- _Source material_:

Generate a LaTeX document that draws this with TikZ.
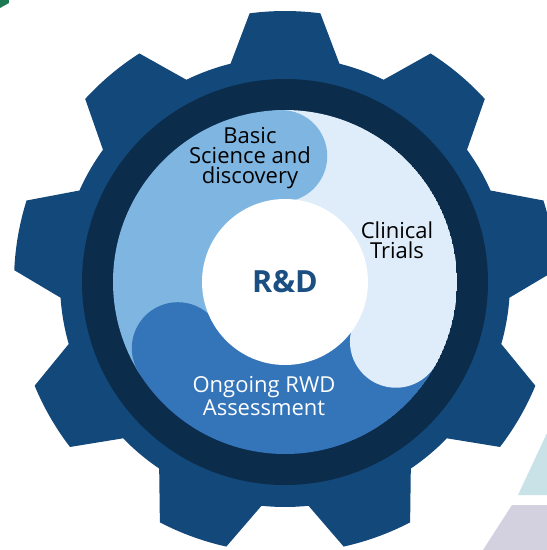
\documentclass[tikz,border=0pt]{standalone}
\usepackage{fontspec}
\setmainfont{Open Sans}

\definecolor{gearblue}{HTML}{13487A}
\definecolor{ringdark}{HTML}{0C2C4C}
\definecolor{basicblue}{HTML}{7FB6E1}
\definecolor{trialsblue}{HTML}{DEEDF9}
\definecolor{rwdblue}{HTML}{3474B9}
\definecolor{hubtext}{HTML}{1B4F82}
\definecolor{cornergreen}{HTML}{1B7A52}
\definecolor{cornerteal}{HTML}{C9E2E8}
\definecolor{cornerlilac}{HTML}{D3D1E0}

\begin{document}
\begin{tikzpicture}[x=1pt, y=1pt,
  label/.style={align=center, inner sep=0pt, anchor=base,
    font=\fontsize{22}{20}\selectfont},
  hub/.style={circle, fill=white, minimum size=166, inner sep=0pt,
    text=hubtext, font=\fontsize{30.5}{32}\selectfont\bfseries}]

\useasboundingbox (-285, -268) rectangle (262, 282);

% Corner pieces
\fill[cornergreen] (-285, 282) -- (-276, 282) -- (-276, 279) -- (-285, 274) -- cycle;
\fill[cornerteal] (262, -151) -- (262, -213) -- (233, -213) -- cycle;
\fill[cornerlilac] (227, -223) -- (262, -223) -- (262, -268) -- (198, -268) -- cycle;

% Gear with nine teeth
\fill[gearblue] (-16:225)
  \foreach \a in {10, 50, ..., 330} {
    arc[start angle=\a-26, end angle=\a-14, radius=225]
    -- (\a-7.5:271) arc[start angle=\a-7.5, end angle=\a+7.5, radius=271]
    -- (\a+14:225)
  } -- cycle;

% Rim
\fill[ringdark] (0, 0) circle (203);

% Phases
\begin{scope}
  \clip (0, 0) circle (172);
  \fill[basicblue] (0, 0) -- (91.7:172) arc[start angle=91.7, end angle=211.7, radius=172] -- cycle;
  \fill[trialsblue] (0, 0) -- (-28.3:172) arc[start angle=-28.3, end angle=91.7, radius=172] -- cycle;
  \fill[rwdblue] (0, 0) -- (211.7:172) arc[start angle=211.7, end angle=331.7, radius=172] -- cycle;
  % rounded ends
  \fill[basicblue] (91.7:126) circle (46);
  \fill[trialsblue] (-28.3:126) circle (46);
  \fill[rwdblue] (211.7:126) circle (46);
\end{scope}

% Hub
\node[hub] (rd) at (0, 0) {R\&D};

% Labels (anchored at the last line)
\node[label] (basic) at (-35, 99) {Basic\\Science and\\discovery};
\node[label] (trials) at (112, 24) {Clinical\\Trials};
\node[label, text=white] (rwd) at (-21, -133) {Ongoing RWD\\Assessment};

\end{tikzpicture}
\end{document}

- _Stated task_: Up to and including the line with "rectangle (262, 282);", copy the data above from its first line. Skip pictures.

- _Answer for this exercise_:
Generate a LaTeX document that draws this with TikZ.
\documentclass[tikz,border=0pt]{standalone}
\usepackage{fontspec}
\setmainfont{Open Sans}

\definecolor{gearblue}{HTML}{13487A}
\definecolor{ringdark}{HTML}{0C2C4C}
\definecolor{basicblue}{HTML}{7FB6E1}
\definecolor{trialsblue}{HTML}{DEEDF9}
\definecolor{rwdblue}{HTML}{3474B9}
\definecolor{hubtext}{HTML}{1B4F82}
\definecolor{cornergreen}{HTML}{1B7A52}
\definecolor{cornerteal}{HTML}{C9E2E8}
\definecolor{cornerlilac}{HTML}{D3D1E0}

\begin{document}
\begin{tikzpicture}[x=1pt, y=1pt,
  label/.style={align=center, inner sep=0pt, anchor=base,
    font=\fontsize{22}{20}\selectfont},
  hub/.style={circle, fill=white, minimum size=166, inner sep=0pt,
    text=hubtext, font=\fontsize{30.5}{32}\selectfont\bfseries}]

\useasboundingbox (-285, -268) rectangle (262, 282);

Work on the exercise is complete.